━━ RAW DATA ━━

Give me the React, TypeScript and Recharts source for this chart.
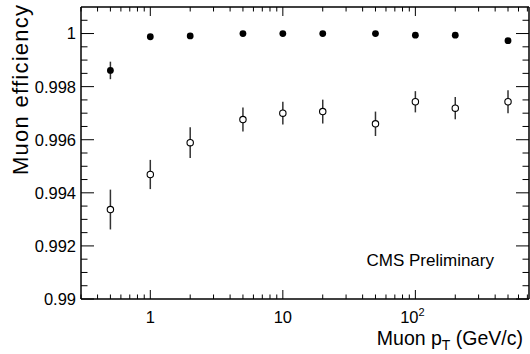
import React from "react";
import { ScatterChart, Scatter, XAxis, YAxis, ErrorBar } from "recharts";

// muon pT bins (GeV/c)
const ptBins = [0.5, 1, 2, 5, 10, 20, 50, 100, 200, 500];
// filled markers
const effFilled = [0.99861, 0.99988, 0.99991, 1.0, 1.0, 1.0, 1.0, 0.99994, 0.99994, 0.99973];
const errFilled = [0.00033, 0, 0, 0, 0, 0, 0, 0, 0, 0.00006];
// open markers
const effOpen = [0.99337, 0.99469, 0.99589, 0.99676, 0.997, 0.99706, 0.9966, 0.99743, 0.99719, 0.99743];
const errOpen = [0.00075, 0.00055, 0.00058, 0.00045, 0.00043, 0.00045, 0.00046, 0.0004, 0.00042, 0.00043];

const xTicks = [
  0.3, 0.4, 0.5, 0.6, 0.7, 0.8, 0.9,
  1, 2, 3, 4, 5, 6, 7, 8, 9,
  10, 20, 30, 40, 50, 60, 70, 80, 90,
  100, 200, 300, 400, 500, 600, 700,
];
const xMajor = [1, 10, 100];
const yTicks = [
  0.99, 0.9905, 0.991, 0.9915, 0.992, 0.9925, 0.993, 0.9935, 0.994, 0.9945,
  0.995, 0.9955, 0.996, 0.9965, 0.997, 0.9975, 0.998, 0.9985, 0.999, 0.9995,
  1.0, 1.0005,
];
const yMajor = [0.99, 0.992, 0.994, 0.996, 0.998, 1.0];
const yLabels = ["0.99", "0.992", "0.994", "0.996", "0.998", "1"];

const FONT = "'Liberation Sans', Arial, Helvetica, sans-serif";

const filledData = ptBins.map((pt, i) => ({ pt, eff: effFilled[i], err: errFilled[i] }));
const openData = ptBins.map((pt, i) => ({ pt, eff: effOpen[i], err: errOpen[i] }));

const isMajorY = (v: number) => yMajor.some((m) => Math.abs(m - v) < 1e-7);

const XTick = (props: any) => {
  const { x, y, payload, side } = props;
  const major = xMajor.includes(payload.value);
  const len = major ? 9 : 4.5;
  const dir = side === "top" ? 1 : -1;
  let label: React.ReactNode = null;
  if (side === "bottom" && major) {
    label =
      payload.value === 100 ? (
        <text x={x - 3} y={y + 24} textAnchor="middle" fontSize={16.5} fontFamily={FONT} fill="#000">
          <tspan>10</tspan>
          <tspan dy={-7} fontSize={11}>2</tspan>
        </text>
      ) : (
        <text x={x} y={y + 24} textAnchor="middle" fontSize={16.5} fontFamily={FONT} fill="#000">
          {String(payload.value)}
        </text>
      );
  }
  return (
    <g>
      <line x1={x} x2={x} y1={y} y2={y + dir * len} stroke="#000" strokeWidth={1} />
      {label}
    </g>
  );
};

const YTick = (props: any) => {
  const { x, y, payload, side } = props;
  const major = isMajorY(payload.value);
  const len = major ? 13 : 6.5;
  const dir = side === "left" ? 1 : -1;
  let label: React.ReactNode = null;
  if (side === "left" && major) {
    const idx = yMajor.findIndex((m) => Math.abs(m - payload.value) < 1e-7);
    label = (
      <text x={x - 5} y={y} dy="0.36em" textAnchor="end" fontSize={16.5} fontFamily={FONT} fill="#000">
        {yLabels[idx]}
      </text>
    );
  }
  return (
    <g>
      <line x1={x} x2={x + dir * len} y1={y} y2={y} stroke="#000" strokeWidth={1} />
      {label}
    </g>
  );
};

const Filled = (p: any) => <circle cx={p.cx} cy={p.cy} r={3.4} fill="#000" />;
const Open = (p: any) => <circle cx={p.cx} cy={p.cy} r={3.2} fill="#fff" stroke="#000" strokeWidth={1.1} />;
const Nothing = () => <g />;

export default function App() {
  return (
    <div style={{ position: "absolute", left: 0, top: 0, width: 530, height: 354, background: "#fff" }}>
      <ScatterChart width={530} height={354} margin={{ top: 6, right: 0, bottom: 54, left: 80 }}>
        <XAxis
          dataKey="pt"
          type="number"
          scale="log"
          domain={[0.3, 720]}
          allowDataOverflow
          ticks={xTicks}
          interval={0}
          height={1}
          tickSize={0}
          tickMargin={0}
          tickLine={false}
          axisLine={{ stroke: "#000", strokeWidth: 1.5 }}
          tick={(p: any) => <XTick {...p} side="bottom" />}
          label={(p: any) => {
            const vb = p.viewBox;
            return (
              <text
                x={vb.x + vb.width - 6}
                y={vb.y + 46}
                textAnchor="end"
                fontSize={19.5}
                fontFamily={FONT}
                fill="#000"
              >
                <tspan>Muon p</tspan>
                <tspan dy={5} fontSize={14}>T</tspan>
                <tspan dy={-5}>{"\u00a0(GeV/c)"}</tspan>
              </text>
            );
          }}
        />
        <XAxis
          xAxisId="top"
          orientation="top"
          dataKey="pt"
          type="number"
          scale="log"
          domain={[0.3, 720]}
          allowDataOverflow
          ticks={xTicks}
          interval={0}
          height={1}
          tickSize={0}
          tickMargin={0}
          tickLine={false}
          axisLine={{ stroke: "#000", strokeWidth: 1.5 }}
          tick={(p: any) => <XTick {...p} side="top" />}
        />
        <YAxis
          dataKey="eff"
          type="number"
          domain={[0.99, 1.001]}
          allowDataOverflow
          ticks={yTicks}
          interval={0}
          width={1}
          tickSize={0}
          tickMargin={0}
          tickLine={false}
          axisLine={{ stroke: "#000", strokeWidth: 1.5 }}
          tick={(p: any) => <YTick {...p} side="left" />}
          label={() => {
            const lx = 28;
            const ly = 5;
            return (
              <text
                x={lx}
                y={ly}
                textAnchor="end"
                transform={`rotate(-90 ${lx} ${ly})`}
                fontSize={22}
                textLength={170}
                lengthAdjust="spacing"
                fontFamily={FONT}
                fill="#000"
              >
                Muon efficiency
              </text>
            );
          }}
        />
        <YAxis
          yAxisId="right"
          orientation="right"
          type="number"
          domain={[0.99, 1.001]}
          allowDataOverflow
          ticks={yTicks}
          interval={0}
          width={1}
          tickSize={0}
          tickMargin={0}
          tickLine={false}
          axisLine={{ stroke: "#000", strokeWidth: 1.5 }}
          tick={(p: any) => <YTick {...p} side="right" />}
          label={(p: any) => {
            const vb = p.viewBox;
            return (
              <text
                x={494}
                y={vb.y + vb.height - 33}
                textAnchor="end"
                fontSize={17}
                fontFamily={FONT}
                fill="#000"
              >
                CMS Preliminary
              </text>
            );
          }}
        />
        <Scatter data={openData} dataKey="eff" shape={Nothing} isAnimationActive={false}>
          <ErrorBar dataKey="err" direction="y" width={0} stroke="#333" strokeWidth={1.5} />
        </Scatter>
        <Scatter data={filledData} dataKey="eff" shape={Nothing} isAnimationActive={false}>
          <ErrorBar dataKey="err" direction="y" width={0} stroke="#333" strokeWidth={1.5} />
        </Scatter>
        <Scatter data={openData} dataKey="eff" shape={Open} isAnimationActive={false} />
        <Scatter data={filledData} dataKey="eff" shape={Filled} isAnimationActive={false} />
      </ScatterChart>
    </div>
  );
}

━━━

■ WHAT YOU ARE ASKED TO DO
Identify every line above that includes the word "React", and show those lines.

■ RESPONSE FOR THIS EXERCISE
Give me the React, TypeScript and Recharts source for this chart.
import React from "react";
  let label: React.ReactNode = null;
  let label: React.ReactNode = null;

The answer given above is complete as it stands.